Like Luntz, I am not convinced that hitting Trump will matter much. Particularly at this late date. Let Liz Cheney make that argument to nostalgic Reaganites.
Instead, she’s gotta give voter the one thing she still hasn’t given them ... direct answers.
IMHO, that's been her biggest weakness throughout the campaign.
She's asked "do you support x?" or "how would you handle y?" and then she launches into indirect, circuitous answers that wander through her biography and her "values" before finally ending up with the recitation of a carefully-crafted talking point.
It looks and sounds like she's avoiding the initial question. It also looks and sounds like she's afraid to reveal what she really thinks. And that makes her seem elusive and opaque.
Opacity is her enemy.
Every time she doesn't give a direct answer to a direct question she's passing up an opportunity to clearly define herself. That, in turn, hands that opportunity to her opponent. And they've used those opportunities to blunt her momentum.

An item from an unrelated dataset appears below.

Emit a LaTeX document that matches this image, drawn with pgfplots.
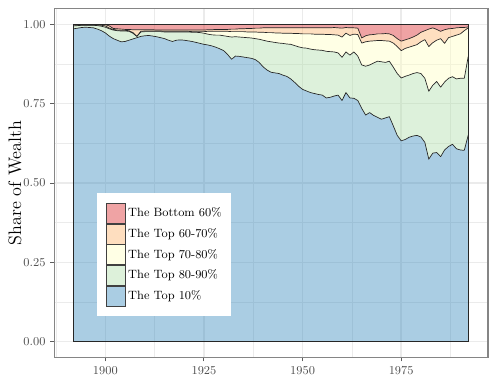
\documentclass[border=0pt]{standalone}
\usepackage{pgfplots}
\pgfplotsset{compat=1.18}
\usepackage{pgfplotstable}
\usepgfplotslibrary{fillbetween}
\usetikzlibrary{calc}
\definecolor{cA}{HTML}{2B83BA}
\definecolor{cB}{HTML}{ABDDA4}
\definecolor{cC}{HTML}{FFFFBF}
\definecolor{cD}{HTML}{FDAE61}
\definecolor{cE}{HTML}{D7191C}
\definecolor{gridc}{gray}{0.92}
\definecolor{txt}{gray}{0.30}
\definecolor{bord}{gray}{0.20}

\pgfplotstableread{
year a b c d
1892 0.986 0.995 0.998 0.999
1893 0.988 0.996 0.998 0.999
1894 0.990 0.997 0.998 0.999
1895 0.991 0.997 0.998 0.999
1896 0.990 0.997 0.998 0.999
1897 0.989 0.997 0.998 0.999
1898 0.985 0.996 0.998 0.999
1899 0.980 0.994 0.997 0.999
1900 0.973 0.991 0.995 0.999
1901 0.963 0.986 0.988 0.995
1902 0.955 0.982 0.984 0.987
1903 0.950 0.980 0.982 0.986
1904 0.945 0.979 0.981 0.985
1905 0.946 0.979 0.981 0.984
1906 0.950 0.978 0.980 0.984
1907 0.954 0.972 0.974 0.983
1908 0.958 0.962 0.962 0.983
1909 0.962 0.976 0.978 0.983
1910 0.964 0.977 0.979 0.983
1911 0.965 0.977 0.979 0.983
1912 0.963 0.977 0.979 0.983
1913 0.961 0.977 0.979 0.982
1914 0.958 0.977 0.979 0.982
1915 0.955 0.976 0.978 0.982
1916 0.950 0.976 0.978 0.982
1917 0.946 0.976 0.978 0.982
1918 0.950 0.976 0.978 0.982
1919 0.951 0.976 0.978 0.982
1920 0.950 0.976 0.978 0.982
1921 0.948 0.976 0.978 0.982
1922 0.946 0.975 0.977 0.982
1923 0.943 0.975 0.977 0.982
1924 0.940 0.974 0.977 0.982
1925 0.937 0.972 0.977 0.982
1926 0.935 0.969 0.978 0.983
1927 0.932 0.967 0.978 0.983
1928 0.928 0.966 0.978 0.984
1929 0.923 0.966 0.978 0.984
1930 0.917 0.964 0.978 0.984
1931 0.905 0.962 0.978 0.984
1932 0.890 0.960 0.977 0.985
1933 0.900 0.961 0.977 0.985
1934 0.899 0.960 0.977 0.986
1935 0.897 0.959 0.977 0.986
1936 0.895 0.958 0.976 0.987
1937 0.893 0.957 0.976 0.987
1938 0.889 0.955 0.976 0.988
1939 0.880 0.953 0.975 0.988
1940 0.866 0.950 0.975 0.989
1941 0.856 0.947 0.974 0.989
1942 0.849 0.945 0.974 0.989
1943 0.847 0.943 0.973 0.989
1944 0.845 0.941 0.973 0.989
1945 0.840 0.940 0.972 0.989
1946 0.836 0.938 0.972 0.989
1947 0.828 0.937 0.972 0.989
1948 0.817 0.933 0.971 0.989
1949 0.805 0.929 0.971 0.989
1950 0.795 0.926 0.970 0.989
1951 0.790 0.925 0.970 0.989
1952 0.785 0.922 0.970 0.989
1953 0.782 0.920 0.969 0.989
1954 0.779 0.919 0.969 0.989
1955 0.777 0.918 0.969 0.989
1956 0.768 0.915 0.968 0.989
1957 0.770 0.914 0.968 0.989
1958 0.774 0.913 0.967 0.990
1959 0.777 0.910 0.966 0.989
1960 0.760 0.896 0.960 0.988
1961 0.785 0.913 0.972 0.990
1962 0.768 0.903 0.965 0.989
1963 0.767 0.913 0.969 0.989
1964 0.760 0.900 0.968 0.988
1965 0.735 0.872 0.941 0.957
1966 0.714 0.868 0.945 0.964
1967 0.722 0.872 0.947 0.967
1968 0.713 0.878 0.948 0.968
1969 0.707 0.884 0.949 0.970
1970 0.701 0.882 0.949 0.970
1971 0.705 0.880 0.948 0.971
1972 0.709 0.884 0.947 0.970
1973 0.680 0.865 0.941 0.965
1974 0.650 0.845 0.930 0.955
1975 0.633 0.831 0.917 0.947
1976 0.637 0.836 0.924 0.951
1977 0.644 0.840 0.928 0.955
1978 0.648 0.845 0.932 0.960
1979 0.650 0.848 0.936 0.966
1980 0.645 0.845 0.945 0.975
1981 0.628 0.830 0.952 0.980
1982 0.575 0.789 0.930 0.985
1983 0.594 0.808 0.942 0.989
1984 0.596 0.820 0.950 0.984
1985 0.583 0.802 0.955 0.978
1986 0.604 0.818 0.940 0.983
1987 0.615 0.830 0.958 0.986
1988 0.622 0.835 0.962 0.987
1989 0.608 0.828 0.966 0.989
1990 0.604 0.830 0.970 0.990
1991 0.603 0.830 0.980 0.990
1992 0.651 0.899 0.989 0.992
}\wealth

\begin{document}
\begin{tikzpicture}
\begin{axis}[
  scale only axis, width=317pt, height=255pt,
  xmin=1887, xmax=1997, ymin=-0.05, ymax=1.05,
  xtick={1900,1925,1950,1975}, xticklabels={1900,1925,1950,1975},
  minor xtick={1887.5,1912.5,1937.5,1962.5,1987.5},
  ytick={0,0.25,0.5,0.75,1}, yticklabels={0.00,0.25,0.50,0.75,1.00},
  minor ytick={0.125,0.375,0.625,0.875},
  grid=both,
  major grid style={gridc, line width=1.07pt},
  minor grid style={gridc, line width=0.53pt},
  axis line style={bord!60, line width=0.8pt},
  tick style={bord!80, line width=0.7pt},
  tick align=outside, major tick length=2.75pt, minor tick length=0pt,
  xtick pos=bottom, ytick pos=left,
  tick label style={font=\fontsize{8.8}{10}\selectfont, text=txt},
  ylabel={Share of Wealth},
  every axis y label/.style={at={(axis description cs:-0.0899,0.5)}, rotate=90, anchor=center, font=\fontsize{13.2}{15}\selectfont},
  no markers,
  legend cell align=left,
  legend style={at={(0.099,0.472)}, anchor=north west, fill=white, draw=none,
    inner xsep=6.6pt, inner ysep=7.3pt, row sep=0pt,
    font=\fontsize{8.8}{10}\selectfont,
    /tikz/every odd column/.append style={column sep=1.5pt},
    nodes={inner sep=0pt}},
  legend image code/.code={\draw[#1, draw=black!75, line width=0.5pt] (0pt,-7.3pt) rectangle (14pt,7.3pt);},
]
\addplot[name path=P0, draw=none, forget plot] coordinates {(1892,0) (1992,0)};
\addplot[name path=P1, draw=none, forget plot] table[x=year,y=a]{\wealth};
\addplot[name path=P2, draw=none, forget plot] table[x=year,y=b]{\wealth};
\addplot[name path=P3, draw=none, forget plot] table[x=year,y=c]{\wealth};
\addplot[name path=P4, draw=none, forget plot] table[x=year,y=d]{\wealth};
\addplot[name path=P5, draw=none, forget plot] coordinates {(1892,1) (1992,1)};

\addplot[fill=cA, fill opacity=0.4, draw=none, forget plot] fill between[of=P1 and P0];
\addplot[fill=cB, fill opacity=0.4, draw=none, forget plot] fill between[of=P2 and P1];
\addplot[fill=cC, fill opacity=0.4, draw=none, forget plot] fill between[of=P3 and P2];
\addplot[fill=cD, fill opacity=0.4, draw=none, forget plot] fill between[of=P4 and P3];
\addplot[fill=cE, fill opacity=0.4, draw=none, forget plot] fill between[of=P5 and P4];

\addplot[black!85, line width=0.5pt, line join=round, forget plot] table[x=year,y=a]{\wealth};
\addplot[black!85, line width=0.5pt, line join=round, forget plot] table[x=year,y=b]{\wealth};
\addplot[black!85, line width=0.5pt, line join=round, forget plot] table[x=year,y=c]{\wealth};
\addplot[black!85, line width=0.5pt, line join=round, forget plot] table[x=year,y=d]{\wealth};
\addplot[black!85, line width=0.5pt, forget plot] coordinates {(1892,1) (1992,1)};
\addplot[black!85, line width=0.5pt, forget plot] coordinates {(1892,0) (1992,0)};
\addplot[black!85, line width=0.5pt, forget plot] coordinates {(1892,0) (1892,1)};
\addplot[black!85, line width=0.5pt, forget plot] coordinates {(1992,0) (1992,1)};

\addlegendimage{fill=cE, fill opacity=0.4}
\addlegendentry{The Bottom 60\%}
\addlegendimage{fill=cD, fill opacity=0.4}
\addlegendentry{The Top 60-70\%}
\addlegendimage{fill=cC, fill opacity=0.4}
\addlegendentry{The Top 70-80\%}
\addlegendimage{fill=cB, fill opacity=0.4}
\addlegendentry{The Top 80-90\%}
\addlegendimage{fill=cA, fill opacity=0.4}
\addlegendentry{The Top 10\%}
\end{axis}
\pgfresetboundingbox
\useasboundingbox ($(current axis.south west)+(-39.5pt,-18.6pt)$) rectangle ($(current axis.north east)+(8.8pt,6.2pt)$);
\end{tikzpicture}
\end{document}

In fact, they've built their momentum on Trump flooding the zone with self-defining answers and statements. Whatever we might think about what he says, there is nothing we can say about him that's worse than what he says about himself.
Tonight, she needs to reveal herself to the audience. She needs to at least appear to be answering "from her heart" (yes, I hate that phrase, but the American people set these parameters, not me). She does that when she talks about abortion rights. Now she needs to do that on all the other issues she’s been handling with a pair of asbestos gloves.
And when someone asks if they made a mistake at the border, she's gotta start with either a "yes" and a pseudo mea culpa that pivots to the border bill ... or a hard "no" that points out Trump enjoyed COVID restrictions that sunsetted on them and that's why we need Congress to act ... because, above all, we follow the Constitution … blah-blah-blah.
More important than the substance of the answer, though, is the certainty with which she delivers it. Answer “the ask” immediately and then move on to your pre-recorded message.
If, however, she starts stringing together various turns of phrase and empty platitudes with canned bits of biography, she'll persuade no one.
In fact, she'll probably reinforce the suspicions of the 1-3% of still-gettable fence-sitters ... like the independents and Hispanics she's been bleeding in recent polls.
Most importantly of all, she's gotta make some news tonight. If I was advising her, I'd play-up the pledge to add a Republican to my cabinet and/or talk-up that bipartisan advisory council she mentioned one time and then dropped. I'd talk about bringing together a team to tackle inflation and to secure the border. I might even propose a border czar. Something forceful. Something direct. Something that sounds like you're confident you're going to win ... like a "day one" agenda.
Let's face it ... time is running out ... and after tonight she'll only have one more chance to make a big impact through a media appearance ... that is if she manages to go on Joe Rogan's podcast.